- [TO DO] Retype each line exactly. Skip images.

- [DATA]
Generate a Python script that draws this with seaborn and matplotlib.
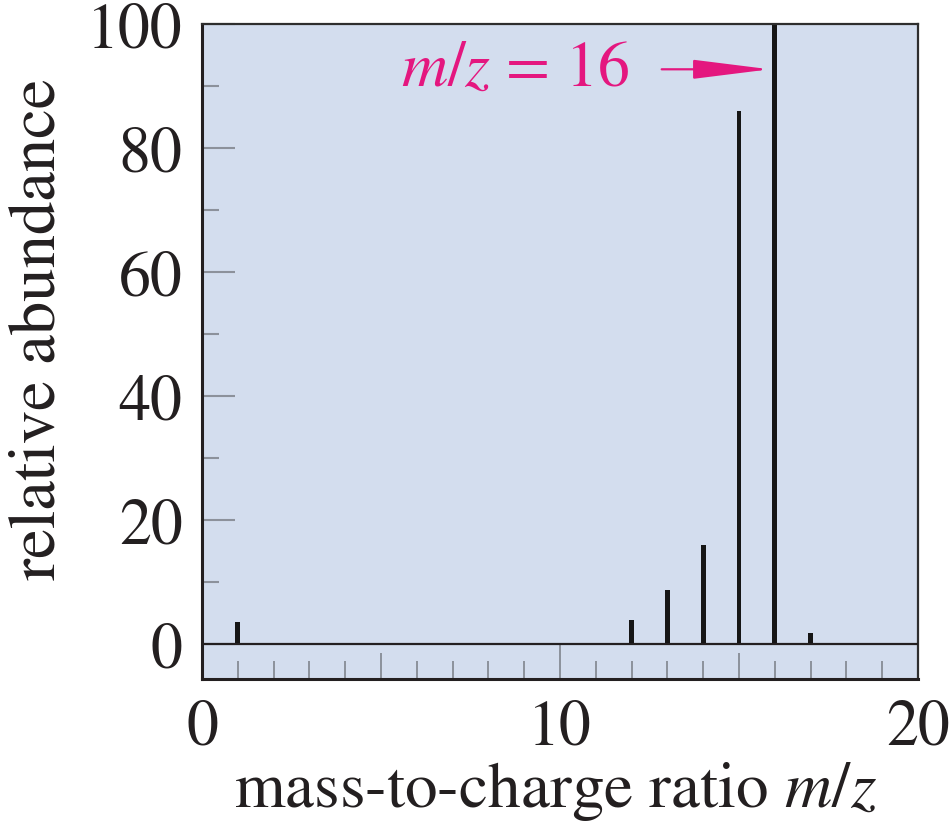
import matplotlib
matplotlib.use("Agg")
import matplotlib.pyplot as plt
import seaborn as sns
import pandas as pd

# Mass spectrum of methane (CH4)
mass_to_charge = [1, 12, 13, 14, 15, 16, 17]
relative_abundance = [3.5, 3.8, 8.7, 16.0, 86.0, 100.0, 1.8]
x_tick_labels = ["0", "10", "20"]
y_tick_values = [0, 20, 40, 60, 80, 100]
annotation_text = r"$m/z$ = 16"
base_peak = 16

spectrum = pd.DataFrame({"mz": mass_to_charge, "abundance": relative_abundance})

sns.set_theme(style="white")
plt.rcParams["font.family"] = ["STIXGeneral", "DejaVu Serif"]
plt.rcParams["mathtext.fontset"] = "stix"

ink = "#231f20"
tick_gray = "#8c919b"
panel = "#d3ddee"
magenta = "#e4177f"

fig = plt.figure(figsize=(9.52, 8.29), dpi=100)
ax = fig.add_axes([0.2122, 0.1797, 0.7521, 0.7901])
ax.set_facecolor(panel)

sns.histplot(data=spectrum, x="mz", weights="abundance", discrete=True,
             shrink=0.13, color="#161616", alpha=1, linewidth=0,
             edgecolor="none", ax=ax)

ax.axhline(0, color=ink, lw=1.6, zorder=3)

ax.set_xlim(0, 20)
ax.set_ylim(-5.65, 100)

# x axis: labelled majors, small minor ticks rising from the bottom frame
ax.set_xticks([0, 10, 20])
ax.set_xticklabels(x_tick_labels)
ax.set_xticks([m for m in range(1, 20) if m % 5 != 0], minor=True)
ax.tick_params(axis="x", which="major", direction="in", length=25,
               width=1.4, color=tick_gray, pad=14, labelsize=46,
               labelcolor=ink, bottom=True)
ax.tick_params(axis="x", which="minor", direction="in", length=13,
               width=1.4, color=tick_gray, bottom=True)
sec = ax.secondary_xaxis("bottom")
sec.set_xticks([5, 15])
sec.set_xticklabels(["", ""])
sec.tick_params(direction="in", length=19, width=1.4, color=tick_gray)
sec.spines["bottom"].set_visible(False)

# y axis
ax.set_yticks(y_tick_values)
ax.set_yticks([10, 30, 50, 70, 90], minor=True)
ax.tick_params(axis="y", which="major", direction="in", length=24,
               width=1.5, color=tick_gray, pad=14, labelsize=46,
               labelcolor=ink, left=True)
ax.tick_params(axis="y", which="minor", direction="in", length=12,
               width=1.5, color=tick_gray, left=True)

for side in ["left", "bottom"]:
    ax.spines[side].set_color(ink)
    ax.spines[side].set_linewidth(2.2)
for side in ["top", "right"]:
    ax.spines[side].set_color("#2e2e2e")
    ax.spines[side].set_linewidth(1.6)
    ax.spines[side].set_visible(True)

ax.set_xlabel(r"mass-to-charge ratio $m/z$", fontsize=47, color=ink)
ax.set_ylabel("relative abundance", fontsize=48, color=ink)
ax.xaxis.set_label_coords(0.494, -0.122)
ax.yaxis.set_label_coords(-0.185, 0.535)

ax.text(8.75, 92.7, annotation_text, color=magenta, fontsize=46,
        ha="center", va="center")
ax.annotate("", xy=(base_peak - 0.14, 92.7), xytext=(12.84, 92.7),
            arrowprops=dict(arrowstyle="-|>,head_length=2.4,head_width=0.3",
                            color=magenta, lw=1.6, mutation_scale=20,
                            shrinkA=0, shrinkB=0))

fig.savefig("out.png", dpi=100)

- [EXERCISE ANSWER]
Generate a Python script that draws this with seaborn and matplotlib.
import matplotlib
matplotlib.use("Agg")
import matplotlib.pyplot as plt
import seaborn as sns
import pandas as pd

# Mass spectrum of methane (CH4)
mass_to_charge = [1, 12, 13, 14, 15, 16, 17]
relative_abundance = [3.5, 3.8, 8.7, 16.0, 86.0, 100.0, 1.8]
x_tick_labels = ["0", "10", "20"]
y_tick_values = [0, 20, 40, 60, 80, 100]
annotation_text = r"$m/z$ = 16"
base_peak = 16

spectrum = pd.DataFrame({"mz": mass_to_charge, "abundance": relative_abundance})

sns.set_theme(style="white")
plt.rcParams["font.family"] = ["STIXGeneral", "DejaVu Serif"]
plt.rcParams["mathtext.fontset"] = "stix"

ink = "#231f20"
tick_gray = "#8c919b"
panel = "#d3ddee"
magenta = "#e4177f"

fig = plt.figure(figsize=(9.52, 8.29), dpi=100)
ax = fig.add_axes([0.2122, 0.1797, 0.7521, 0.7901])
ax.set_facecolor(panel)

sns.histplot(data=spectrum, x="mz", weights="abundance", discrete=True,
             shrink=0.13, color="#161616", alpha=1, linewidth=0,
             edgecolor="none", ax=ax)

ax.axhline(0, color=ink, lw=1.6, zorder=3)

ax.set_xlim(0, 20)
ax.set_ylim(-5.65, 100)

# x axis: labelled majors, small minor ticks rising from the bottom frame
ax.set_xticks([0, 10, 20])
ax.set_xticklabels(x_tick_labels)
ax.set_xticks([m for m in range(1, 20) if m % 5 != 0], minor=True)
ax.tick_params(axis="x", which="major", direction="in", length=25,
               width=1.4, color=tick_gray, pad=14, labelsize=46,
               labelcolor=ink, bottom=True)
ax.tick_params(axis="x", which="minor", direction="in", length=13,
               width=1.4, color=tick_gray, bottom=True)
sec = ax.secondary_xaxis("bottom")
sec.set_xticks([5, 15])
sec.set_xticklabels(["", ""])
sec.tick_params(direction="in", length=19, width=1.4, color=tick_gray)
sec.spines["bottom"].set_visible(False)

# y axis
ax.set_yticks(y_tick_values)
ax.set_yticks([10, 30, 50, 70, 90], minor=True)
ax.tick_params(axis="y", which="major", direction="in", length=24,
               width=1.5, color=tick_gray, pad=14, labelsize=46,
               labelcolor=ink, left=True)
ax.tick_params(axis="y", which="minor", direction="in", length=12,
               width=1.5, color=tick_gray, left=True)

for side in ["left", "bottom"]:
    ax.spines[side].set_color(ink)
    ax.spines[side].set_linewidth(2.2)
for side in ["top", "right"]:
    ax.spines[side].set_color("#2e2e2e")
    ax.spines[side].set_linewidth(1.6)
    ax.spines[side].set_visible(True)

ax.set_xlabel(r"mass-to-charge ratio $m/z$", fontsize=47, color=ink)
ax.set_ylabel("relative abundance", fontsize=48, color=ink)
ax.xaxis.set_label_coords(0.494, -0.122)
ax.yaxis.set_label_coords(-0.185, 0.535)

ax.text(8.75, 92.7, annotation_text, color=magenta, fontsize=46,
        ha="center", va="center")
ax.annotate("", xy=(base_peak - 0.14, 92.7), xytext=(12.84, 92.7),
            arrowprops=dict(arrowstyle="-|>,head_length=2.4,head_width=0.3",
                            color=magenta, lw=1.6, mutation_scale=20,
                            shrinkA=0, shrinkB=0))

fig.savefig("out.png", dpi=100)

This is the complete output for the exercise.